COK Sodality Cooperative Credit Union has signed an agreement with Northern Caribbean University to set up a branch on its Mandeville campus that will not only offer financial services to staff and students, but will also facilitate NCU’s work-study programme.
The university has a student population of around 4,000.
“That is very important,” said NCU President Professor Lincoln Edwards.
“Our business students can have access to internships within the credit union. This will give great facilitation to the students in business and finance,” he told the Financial Gleaner in an interview.
Edwards also sees possibilities for collaborations on corporate social responsibility projects.
Northern Caribbean University has long had a work-study programme that allows students to pay their way through college, working at various levels on the university campus by day and attending classes in the afternoons.
COK Sodality CEO Deryke Smith says membership at the new branch will be open to NCU students and alumnae, faculty members, other staff, and their families. The credit union is also considering setting up other branches at other NCU locations.
“This is just a start. The key to this, though, is that we’re tapping into the tech savviness, so to speak, of the NCU family, and we will be putting in the systems and infrastructure that will leverage this reality,” Smith said.
For COK Sodality, central Jamaica offers an opportunity for credit unions. With the decline of bauxite mining a concurrent migration of skills in search of opportunity, Smith said, traditional banks have reduced their footprint in the region over time.
At NCU, for example, apart from a single Scotiabank ATM at the front of the expansive Mandeville campus, persons at NCU have to otherwise make a long trek to the town centre to do banking business.
Still, the branch being set up by COK Sodality will be cashless, but it, too, will install an ATM to take care of members’ cash needs. The staff will provide financial information and make COK services available.
“We believe that we can actually onboard NCU students to become sales representatives of COK. They can participate by earning commissions from their activities with the credit union,” said Smith, adding that COK was always on the lookout for fresh talent, and the internship programme would serve to identify potential recruits.
Under the agreement reached by the institutions, NCU will collaborate with COK to provide training for its staff at preferential rates. In addition, COK will partner with NCU in the implementation of community-based programmes as well as corporate social responsibility projects. One of those efforts is the operation of the outreach section of the university’s business school.
Professor Edwards says the Morris Entrepreneurship Centre, which helps community members with training and access to pursue their business dreams will also be part of the arrangement.

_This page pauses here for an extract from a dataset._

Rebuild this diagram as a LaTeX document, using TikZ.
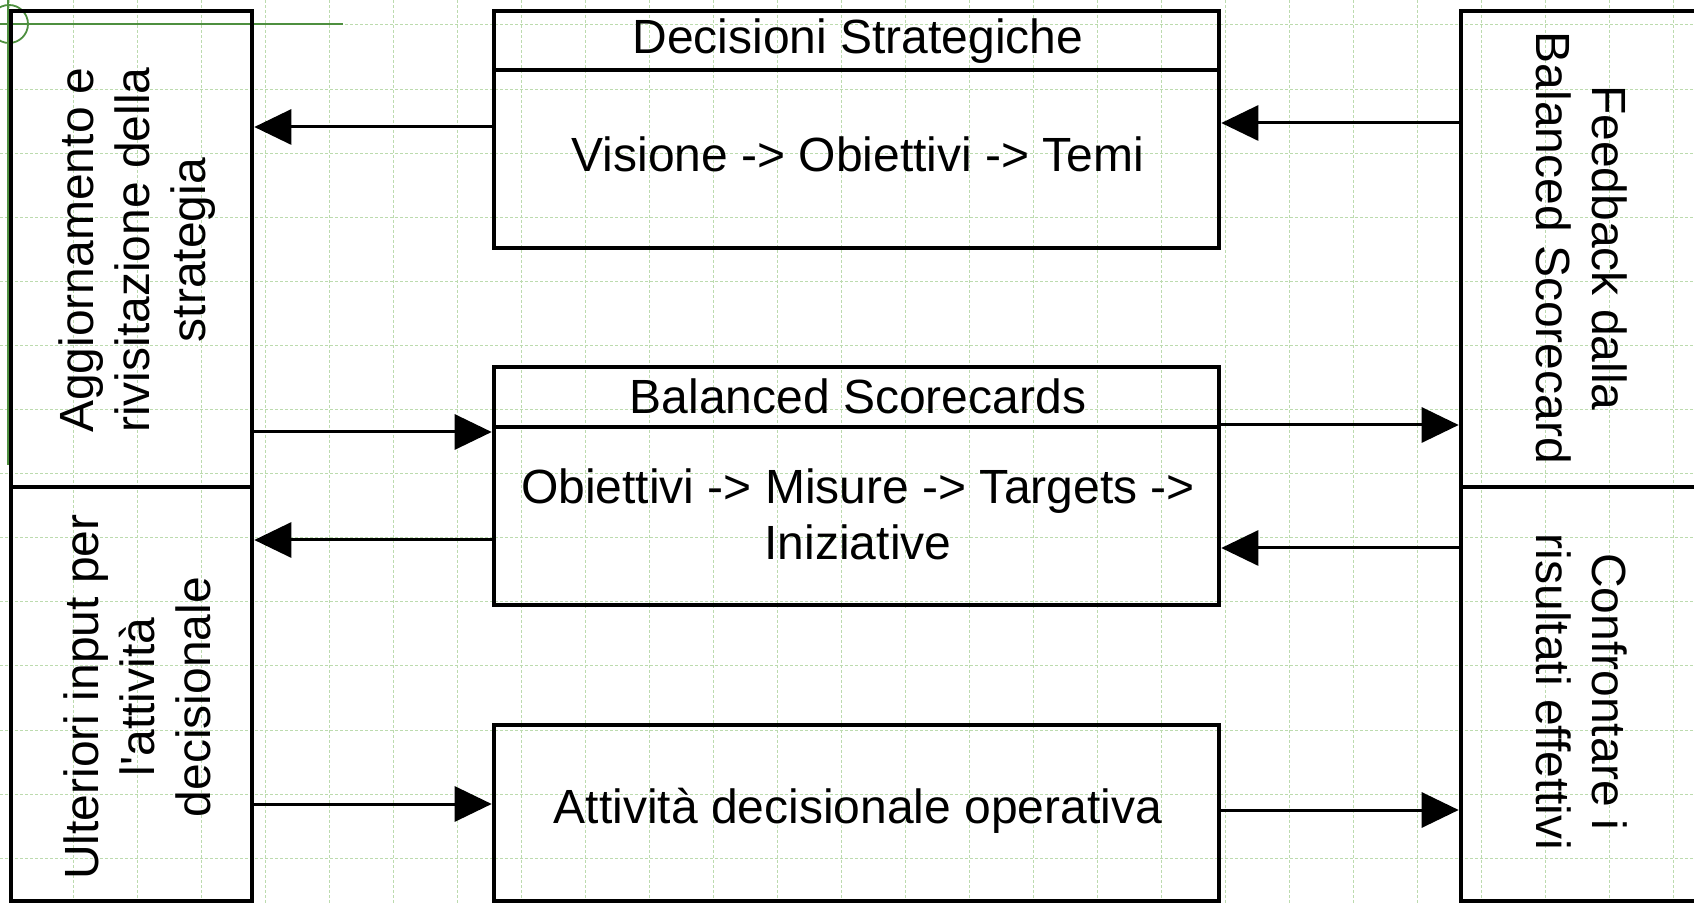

“At the centre, we have young people from the community who we train. They have ideas, but they don’t know how to put it together to get a loan. We will work with them and COK to make that happen,” Edwards said.
For COK Sodality, the move on to the NCU campus is part of a strategic shift at the credit union. On Monday, September 26, the credit union will downsize and relocate its Mandeville branch to Caledonia Mall. COK is relocating from Perth Road, which at one time was utilised as an NCB branch that shuttered in the late 2000s. Smith says the lack of parking and the relative remoteness from the town centre necessitated the move to Caledonia Mall.
COK Sodality manages $7.3 billion in assets and $6.2 billion of savings for about 245,000 members. It claims to have the largest membership base among the credit unions in Jamaica and the English-speaking Caribbean.
The tech-focused branch to be established at NCU will become the sixth in the network. The other branches are located at Cross Roads and Half Way Tree in Kingston; Portmore in St Catherine, Montego Bay in St James, and Mandeville in Manchester.